Myth #6: Ireland, without abortion, is the safest place in the world for pregnant women

MMR

 

Welcome to Day 6 of ‘8 Days – 8 Reasons to Repeal the 8th’, where each day running to International Women’s Day, Abortion Rights Campaign will be busting 1 common myth about abortion in Ireland.

So check back here for tomorrow’s myth and tweet your own at us @freesafelegal and using #RepealThe8th.

 

Today, in partnership with AIMS Ireland, we bring you:

 

Myth #6: Ireland, without abortion, has the lowest maternal mortality rate in the world / Ireland, without abortion, is the safest place in the world for pregnant women.

 

But the truth is much simpler:

 

Truth #6: Ireland’s Maternal Mortality Rate is roughly average for a developed country. In fact, many countries providing women with access to safe and legal abortion report below-average MMRs.

 

The mother of all anti-choice myths during debate surrounding last year’s abortion legislation. Even if it were true (it’s not), it would still be irrelevant.

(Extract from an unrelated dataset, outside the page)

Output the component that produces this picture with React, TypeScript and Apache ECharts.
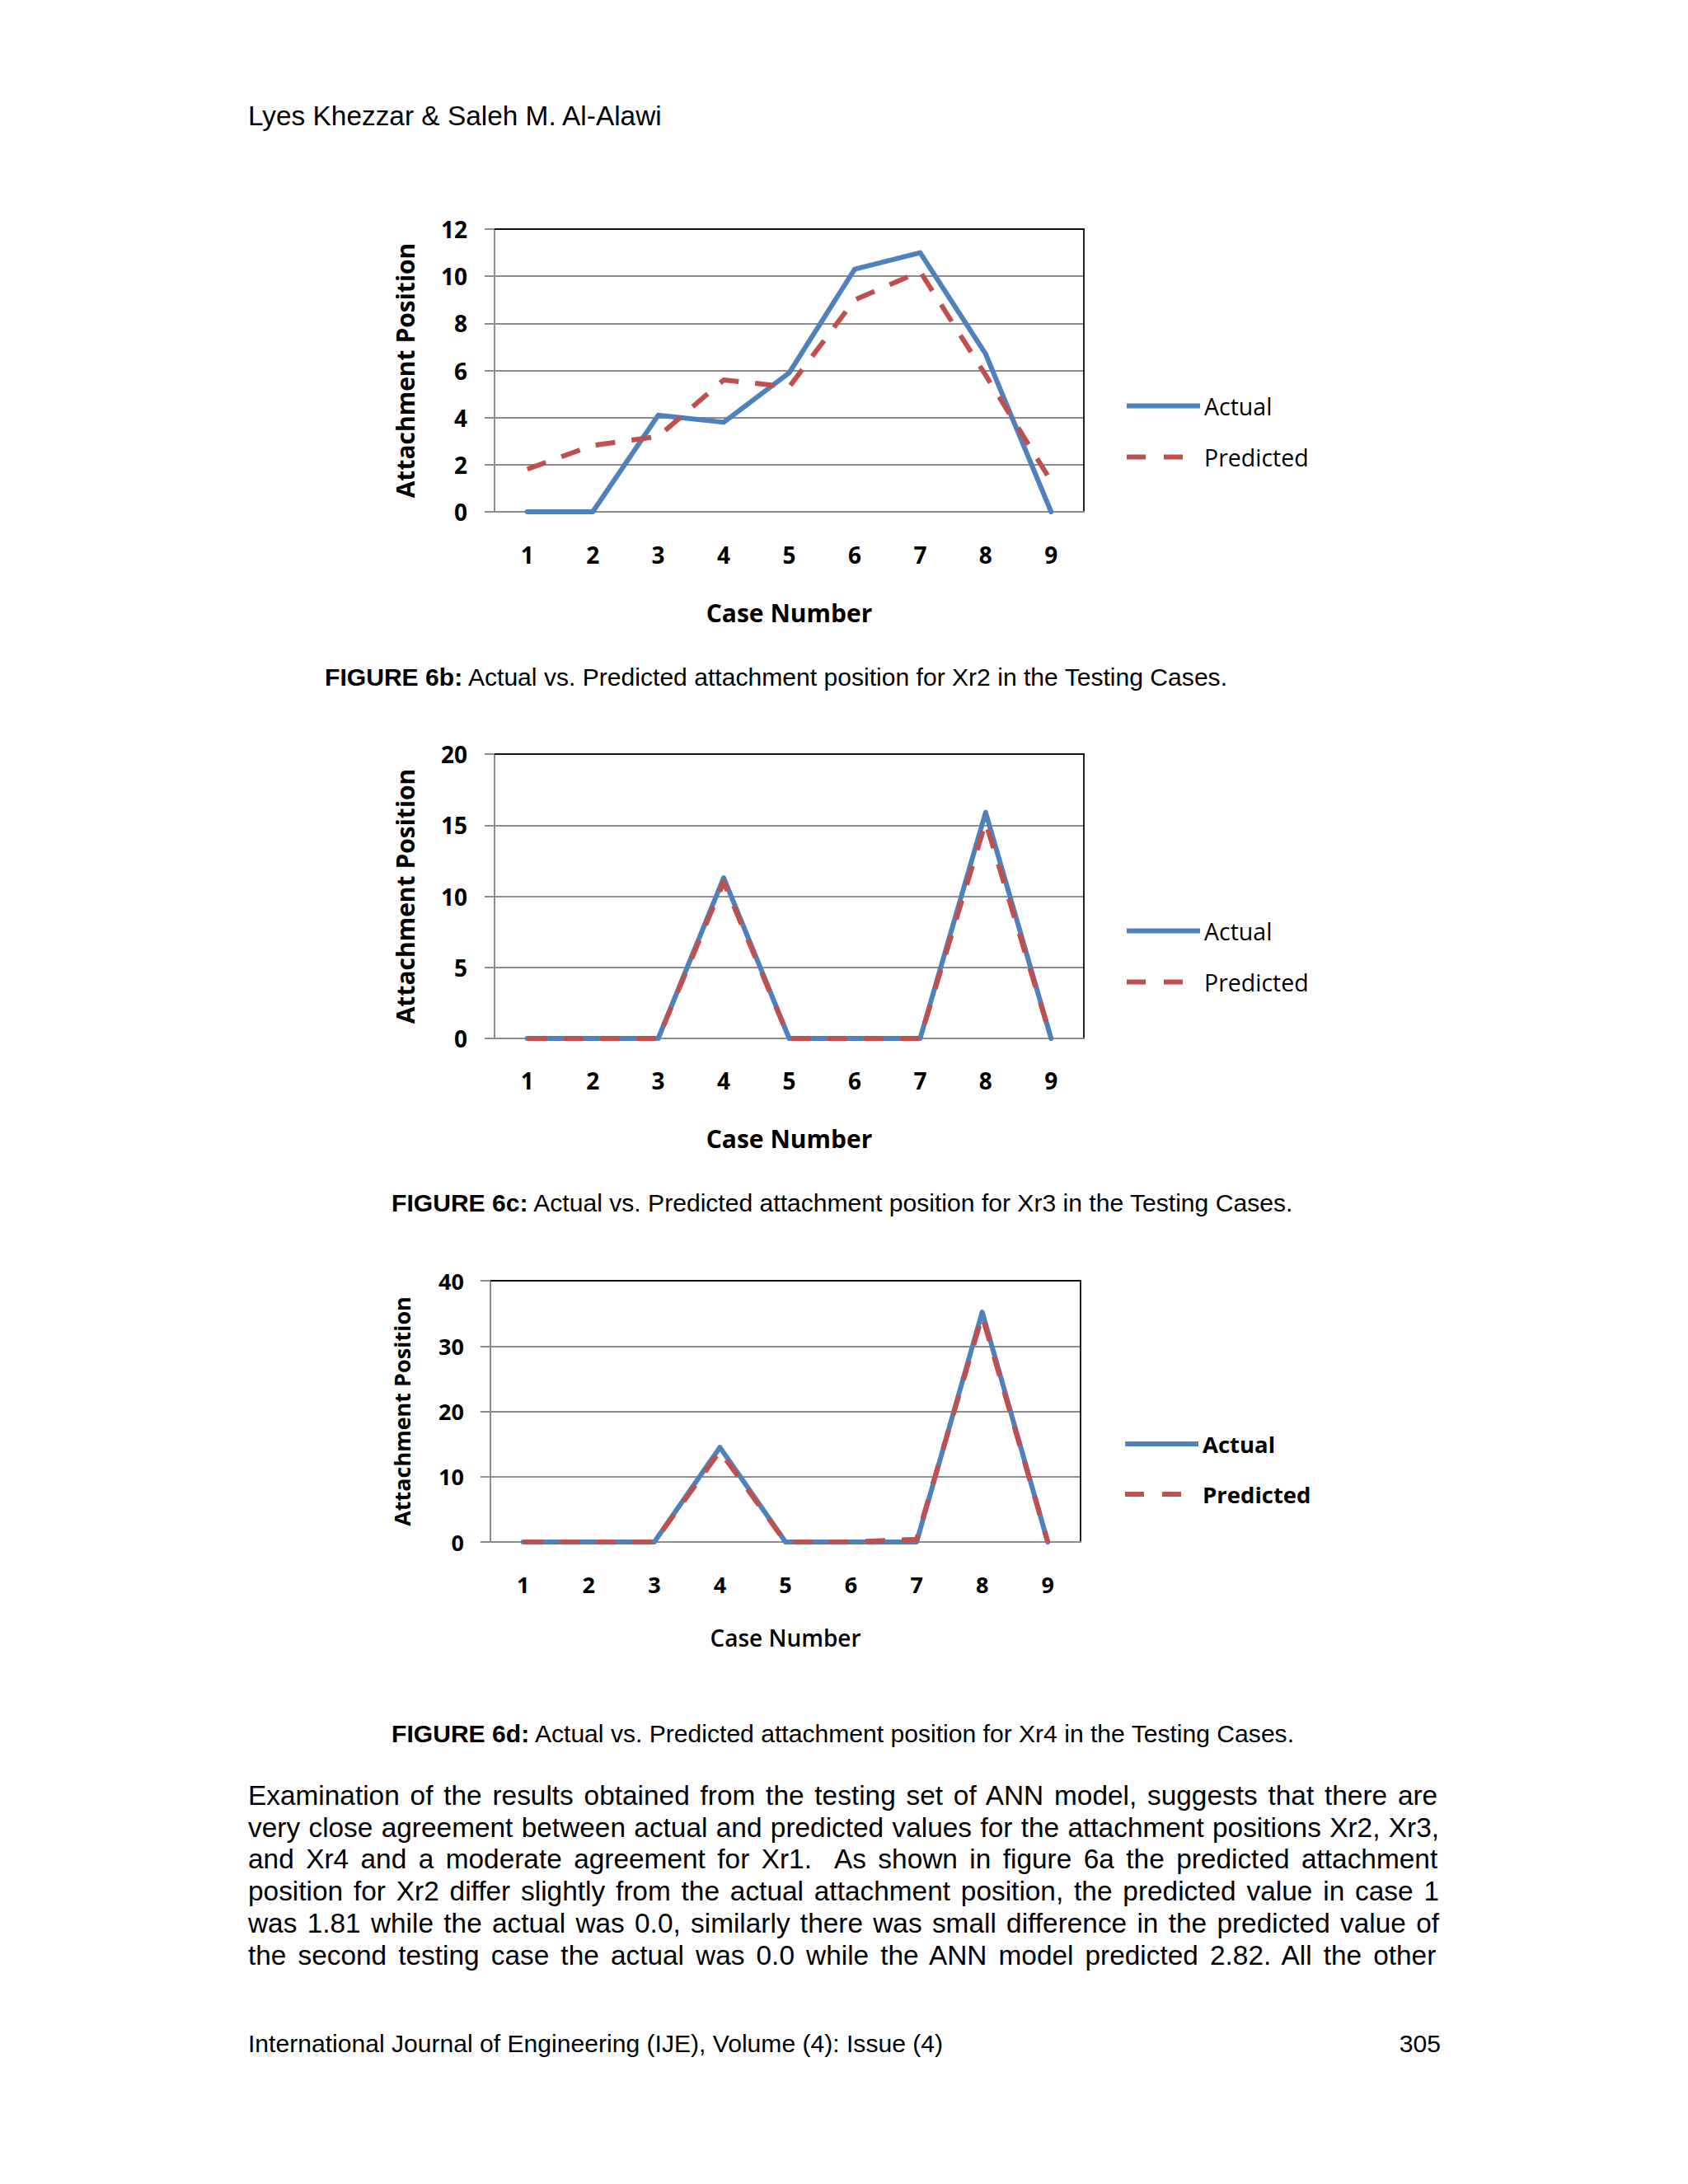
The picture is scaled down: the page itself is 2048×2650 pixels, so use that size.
import React, { useEffect, useRef } from "react";
import * as echarts from "echarts";

const W = 2048;
const H = 2650;

// ---------- data ----------
const CASES = ["1", "2", "3", "4", "5", "6", "7", "8", "9"];
const SERIES_NAMES = ["Actual", "Predicted"];

const XR2_ACTUAL = [0, 0, 4.1, 3.8, 5.9, 10.3, 11.0, 6.7, 0];
const XR2_PREDICTED = [1.81, 2.82, 3.2, 5.6, 5.3, 9.0, 10.2, 5.8, 1.3];

const XR3_ACTUAL = [0, 0, 0, 11.3, 0, 0, 0, 15.9, 0];
const XR3_PREDICTED = [0, 0, 0, 11.0, 0, 0, 0, 15.2, 0];

const XR4_ACTUAL = [0, 0, 0, 14.5, 0, 0, 0, 35.2, 0];
const XR4_PREDICTED = [0, 0, 0, 13.9, 0, 0, 0.4, 34.6, 0];

const Y_MAX = [12, 20, 40];
const Y_INTERVAL = [2, 5, 10];

const X_TITLE = "Case Number";
const Y_TITLE = "Attachment Position";

const HEADER = "Lyes Khezzar & Saleh M. Al-Alawi";
const CAPTIONS = [
  ["FIGURE 6b:", " Actual vs. Predicted attachment position for Xr2 in the Testing Cases."],
  ["FIGURE 6c:", " Actual vs. Predicted attachment position for Xr3 in the Testing Cases."],
  ["FIGURE 6d:", " Actual vs. Predicted attachment position for Xr4 in the Testing Cases."],
];
const PARAGRAPH = [
  "Examination of the results obtained from the testing set of ANN model, suggests that there are",
  "very close agreement between actual and predicted values for the attachment positions Xr2, Xr3,",
  "and Xr4 and a moderate agreement for Xr1.  As shown in figure 6a the predicted attachment",
  "position for Xr2 differ slightly from the actual attachment position, the predicted value in case 1",
  "was 1.81 while the actual was 0.0, similarly there was small difference in the predicted value of",
  "the second testing case the actual was 0.0 while the ANN model predicted 2.82. All the other",
];
const FOOTER = "International Journal of Engineering (IJE), Volume (4): Issue (4)";
const PAGE_NO = "305";

// ---------- layout / style ----------
const BLUE = "#4F81BD";
const RED = "#C0504D";
const GRID_GRAY = "#8C8C8C";
const CHART_FONT = "'Open Sans', 'DejaVu Sans', sans-serif";
const PAGE_FONT = "'Liberation Sans', Arial, sans-serif";
const BODY_SIZE = 33.4;
const SMALL_SIZE = 30.1;

const ICON_SOLID = "path://M0,0h89v6h-89z";
const ICON_DASHED = "path://M0,0h23v6h-23zM45,0h23v6h-23zM88.9,2.9h0.1v0.2h-0.1z";

const PANELS = [
  {
    actual: XR2_ACTUAL, predicted: XR2_PREDICTED,
    left: 600, top: 278, width: 715, height: 343,
    tickFont: 28, xTitleFont: 30, xTitleWeight: "bold", yTitleFont: 30,
    yLabelMargin: 33, xLabelMargin: 38, xNameGap: 107, yNameGap: 94,
    legendLeft: 1367, legendTop: 478, legendFont: 28.5, legendWeight: "normal",
  },
  {
    actual: XR3_ACTUAL, predicted: XR3_PREDICTED,
    left: 600, top: 915, width: 715, height: 345,
    tickFont: 28, xTitleFont: 30, xTitleWeight: "bold", yTitleFont: 30,
    yLabelMargin: 33, xLabelMargin: 37, xNameGap: 106, yNameGap: 94,
    legendLeft: 1367, legendTop: 1115, legendFont: 28.5, legendWeight: "normal",
  },
  {
    actual: XR4_ACTUAL, predicted: XR4_PREDICTED,
    left: 595, top: 1554, width: 716, height: 317,
    tickFont: 27, xTitleFont: 28, xTitleWeight: 600, yTitleFont: 27,
    yLabelMargin: 32, xLabelMargin: 38, xNameGap: 102, yNameGap: 94,
    legendLeft: 1365, legendTop: 1738, legendFont: 27.5, legendWeight: "bold",
  },
];

function buildOption() {
  const grid: any[] = [];
  const xAxis: any[] = [];
  const yAxis: any[] = [];
  const series: any[] = [];
  const legend: any[] = [];

  PANELS.forEach((p, i) => {
    grid.push({ left: p.left, top: p.top, width: p.width, height: p.height, containLabel: false });
    xAxis.push({
      type: "category", gridIndex: i, data: CASES, boundaryGap: true,
      name: X_TITLE, nameLocation: "middle", nameGap: p.xNameGap,
      nameTextStyle: { fontFamily: CHART_FONT, fontSize: p.xTitleFont, fontWeight: p.xTitleWeight, color: "#000", lineHeight: p.xTitleFont },
      axisLine: { show: true, lineStyle: { color: GRID_GRAY, width: 2 } },
      axisTick: { show: false },
      axisLabel: { margin: p.xLabelMargin, fontFamily: CHART_FONT, fontSize: p.tickFont, fontWeight: "bold", color: "#000", lineHeight: p.tickFont },
      splitLine: { show: false },
    });
    yAxis.push({
      type: "value", gridIndex: i, min: 0, max: Y_MAX[i], interval: Y_INTERVAL[i],
      name: Y_TITLE, nameLocation: "middle", nameRotate: 90, nameGap: p.yNameGap,
      nameTextStyle: { fontFamily: CHART_FONT, fontSize: p.yTitleFont, fontWeight: "bold", color: "#000", lineHeight: p.yTitleFont },
      axisLine: { show: true, lineStyle: { color: GRID_GRAY, width: 2 } },
      axisTick: { show: true, inside: false, length: 12, lineStyle: { color: GRID_GRAY, width: 2 } },
      axisLabel: { margin: p.yLabelMargin, fontFamily: CHART_FONT, fontSize: p.tickFont, fontWeight: "bold", color: "#000", lineHeight: p.tickFont },
      splitLine: { show: true, showMaxLine: false, showMinLine: false, lineStyle: { color: GRID_GRAY, width: 2 } },
    });
    series.push({
      name: SERIES_NAMES[0], type: "line", xAxisIndex: i, yAxisIndex: i, data: p.actual,
      symbol: "none", showSymbol: false, z: 3,
      lineStyle: { color: BLUE, width: 6, cap: "round", join: "round" },
      itemStyle: { color: BLUE },
    });
    series.push({
      name: SERIES_NAMES[1], type: "line", xAxisIndex: i, yAxisIndex: i, data: p.predicted,
      symbol: "none", showSymbol: false, z: 4,
      lineStyle: { color: RED, width: 6, type: [24, 20], join: "round" },
      itemStyle: { color: RED },
    });
    legend.push({
      orient: "vertical", left: p.legendLeft, top: p.legendTop, padding: 0,
      itemWidth: 89, itemHeight: 6, itemGap: 33, selectedMode: false,
      data: [
        { name: SERIES_NAMES[0], icon: ICON_SOLID },
        { name: SERIES_NAMES[1], icon: ICON_DASHED },
      ],
      textStyle: { fontFamily: CHART_FONT, fontSize: p.legendFont, fontWeight: p.legendWeight, color: "#000", lineHeight: 28 },
    });
  });

  // frame axes (top & right border of each plot area)
  PANELS.forEach((p, i) => {
    xAxis.push({
      type: "category", gridIndex: i, data: CASES, position: "top",
      axisLine: { show: true, onZero: false, lineStyle: { color: "#111", width: 2 } },
      axisTick: { show: false }, axisLabel: { show: false }, splitLine: { show: false },
    });
    yAxis.push({
      type: "value", gridIndex: i, min: 0, max: Y_MAX[i], interval: Y_INTERVAL[i], position: "right",
      axisLine: { show: true, onZero: false, lineStyle: { color: "#222", width: 2 } },
      axisTick: { show: false }, axisLabel: { show: false }, splitLine: { show: false },
    });
  });

  return {
    animation: false,
    backgroundColor: "transparent",
    grid, xAxis, yAxis, series, legend,
  };
}

let measureCtx: CanvasRenderingContext2D | null = null;
function measure(text: string, font: string) {
  if (!measureCtx) measureCtx = document.createElement("canvas").getContext("2d");
  measureCtx!.font = font;
  return measureCtx!.measureText(text).width;
}

function PageText({ x, cy, children, size = BODY_SIZE, right = false }: any) {
  const style: React.CSSProperties = {
    position: "absolute",
    top: cy - size * 0.49,
    fontFamily: PAGE_FONT,
    fontSize: size,
    lineHeight: `${size}px`,
    whiteSpace: "pre",
    color: "#000",
  };
  if (right) style.right = W - x;
  else style.left = x;
  return <div style={style}>{children}</div>;
}

function JustLine({ x, cy, width, text }: any) {
  const natural = measure(text, `${BODY_SIZE}px ${PAGE_FONT}`);
  const spaces = (text.match(/ /g) || []).length;
  const ws = spaces > 0 ? (width - natural) / spaces : 0;
  return (
    <div
      style={{
        position: "absolute", left: x, top: cy - BODY_SIZE * 0.49,
        fontFamily: PAGE_FONT, fontSize: BODY_SIZE, lineHeight: `${BODY_SIZE}px`,
        whiteSpace: "pre", wordSpacing: `${ws}px`, color: "#000",
      }}
    >
      {text}
    </div>
  );
}

const CAPTION_POS = [
  { x: 394, cy: 822 },
  { x: 475, cy: 1460 },
  { x: 475, cy: 2104 },
];

export default function App() {
  const ref = useRef<HTMLDivElement>(null);
  useEffect(() => {
    const chart = echarts.init(ref.current!, null, { renderer: "svg", width: W, height: H });
    chart.setOption(buildOption());
    return () => chart.dispose();
  }, []);

  return (
    <div style={{ position: "absolute", left: 0, top: 0, width: W, height: H, background: "#fff", overflow: "hidden" }}>
      <div ref={ref} style={{ position: "absolute", left: 0, top: 0, width: W, height: H }} />
      <PageText x={301} cy={140}>{HEADER}</PageText>
      {CAPTIONS.map((c, i) => (
        <PageText key={i} x={CAPTION_POS[i].x} cy={CAPTION_POS[i].cy} size={SMALL_SIZE}>
          <b>{c[0]}</b>
          {c[1]}
        </PageText>
      ))}
      {PARAGRAPH.map((t, i) => (
        <JustLine key={i} x={301} cy={2178 + i * 38.9} width={1445} text={t} />
      ))}
      <PageText x={301} cy={2480} size={SMALL_SIZE}>{FOOTER}</PageText>
      <PageText x={1748} cy={2480} size={SMALL_SIZE} right>{PAGE_NO}</PageText>
    </div>
  );
}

A combination of cherry-picked statistics and the presupposition of a nonexistent correlation between restrictive abortion laws and lower maternal mortality rates makes up the foundation of this non-argument. The proverbial cherry comes courtesy of Maternal Mortality in 2005, a World Health Organization (WHO) report that gathered statistics on MMRs globally in that year. Ireland’s was a conspicuously implausible one per 100,000 live births. Or was it?

The authors of the study prefaced their findings with three significant caveats concerning the data collection process, which are worth quoting at length:

[I]t is difficult to measure accurately the levels of maternal mortality in a population – for several reasons. First, it is challenging to identify maternal deaths precisely – particularly in settings where routine recording of deaths is not complete within civil registration systems, and the death of a woman of reproductive age might not be recorded. Second, even if such a death were recorded, the woman’s pregnancy status may not have been known and the death would therefore not have been reported as a maternal death even if the woman had been pregnant. Third, in most developing-country settings where medical certification of cause of death does not exist, accurate attribution of female deaths as maternal death is difficult. Even in developed countries where routine registration of deaths is in place, maternal deaths may be underreported, and identification of the true numbers of maternal deaths may require additional special investigations into the causes of deaths.

The honesty and restraint shown by the authors in these concessions is unfortunately lacking in those who judiciously extract from the report only the information favourable to their own ideological bias. The phenomenon of under-reported MMRs in developed countries has further been widely documented over the past two decades in medical journals in Ireland and internationally. All three difficulties raised above go some way towards explaining the supposed peerlessness of Ireland’s MMR as reported in 2005: it was determined with reference to crude Central Statistics Office data alone.

In 2009, four years after the publication of the WHO study, Maternal Death Enquiry Ireland (MDE Ireland) was established. It set out more thorough processes and criteria for gathering and analysing maternal mortality data, bringing Ireland at last into line with accepted best practice internationally. MDE Ireland’s report for the years 2009–11 rectified Ireland’s under-reporting and showed the national MMR to be in fact roughly average (eight per 100,000 maternities) for a developed country.

Now, even if Ireland were the world leader in maternal care, the suggestion by anti-choice voices that legislative restrictions on abortion contribute to lower MMRs would still be thoroughly baseless. Many countries with comparatively liberal abortion laws report below-average MMRs, even taking into account under-reporting. The MMRs of Norway and Sweden, for example, where abortion is effectively available ‘on demand’, are both slightly lower than Ireland’s.

What’s more, the MMR of a developed country is usually a single-digit figure or very low double-digit figure per 100,000 maternities. The incidence of maternal death in the developed world is so rare and subject to so many variables and external factors as to render comparison with a view to crowning a leader in maternal care based on MMRs alone meaningless.

Conversely, in many less-developed countries where termination of pregnancy is illegal and access to safe, legal abortion services in neighbouring jurisdictions is unavailable, unsafe (‘backstreet’) abortions do raise MMRs. In such countries the provision of safe, legal abortion services by trained professionals in medically appropriate environments would contribute to a reduction in MMRs towards the developed-world average.

It may take a rummaging through the relevant medical literature and a more thorough reading of the small print before this myth’s shoddy architecture gives way. But when it does give way it falls to pieces.

Of course, MMRs have nothing to do with whether or not women are happy or healthy, and it goes without saying that we should aim higher than merely stopping women dying. Women need full reproductive rights, including access to safe, legal abortion, and good-quality maternity care.